Abstract

The number of recent efforts on rational metabolic engineering approaches to increase butanol production in Clostridium acetobutylicum are quite limited, demonstrating the physiological complexity of solventogenic clostridia. Since multiple largely unknown parameters determine a particular phenotype, an inverse strategy to select a phenotype of interest can be useful. However, the major constraint for explorative or combinatorial metabolic engineering approaches is the availability of a feasible screening method to select the desired phenotype from a large population in a high-throughput manner. Therefore, a semi-quantitative assay was developed to monitor alcohol production in microtiter cultures of C. acetobutylicum. The applicability of the screening system was evaluated by two examples.
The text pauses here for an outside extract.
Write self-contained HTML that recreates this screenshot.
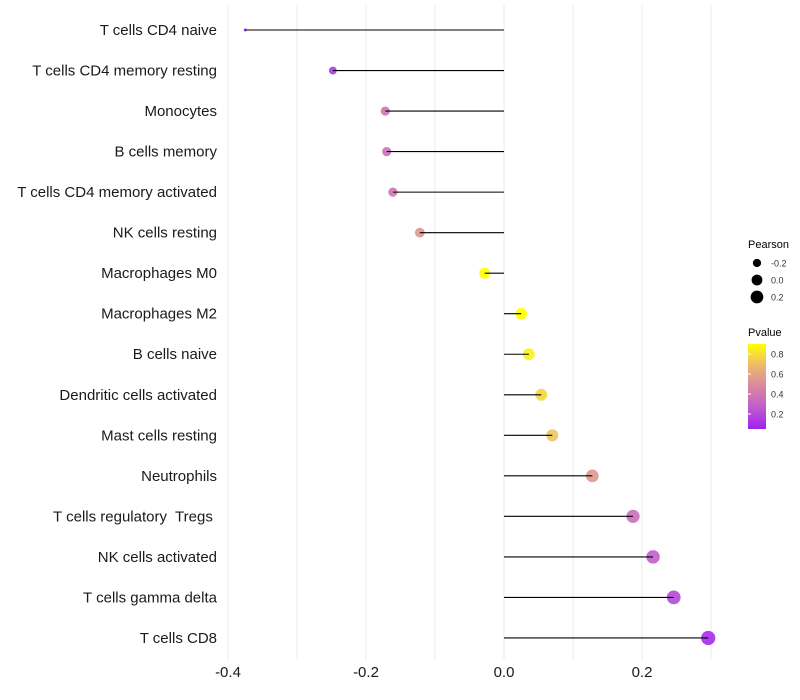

First, C. acetobutylicum ATCC 824 was chemically mutagenized and subjected to high butanol concentrations as a pre-selection step. Screening of the butanol-tolerant population resulted in the identification of mutants with >20% increased butanol production as compared to the wildtype. The second application example was based on a pre-engineered C. acetobutylicum strain with low acetone biosynthetic activity, but concomitantly reduced butanol titer. After chemical mutagenesis, a total of 4390 clones was analyzed and mutants with significantly increased butanol concentrations and similarly low acetone levels as the parental strain were selected. Thus, the suitability of the semi-quantitative screening system was validated, opening up new perspectives for combinatorial strategies to improve solventogenic clostridia and other biofuel microbes.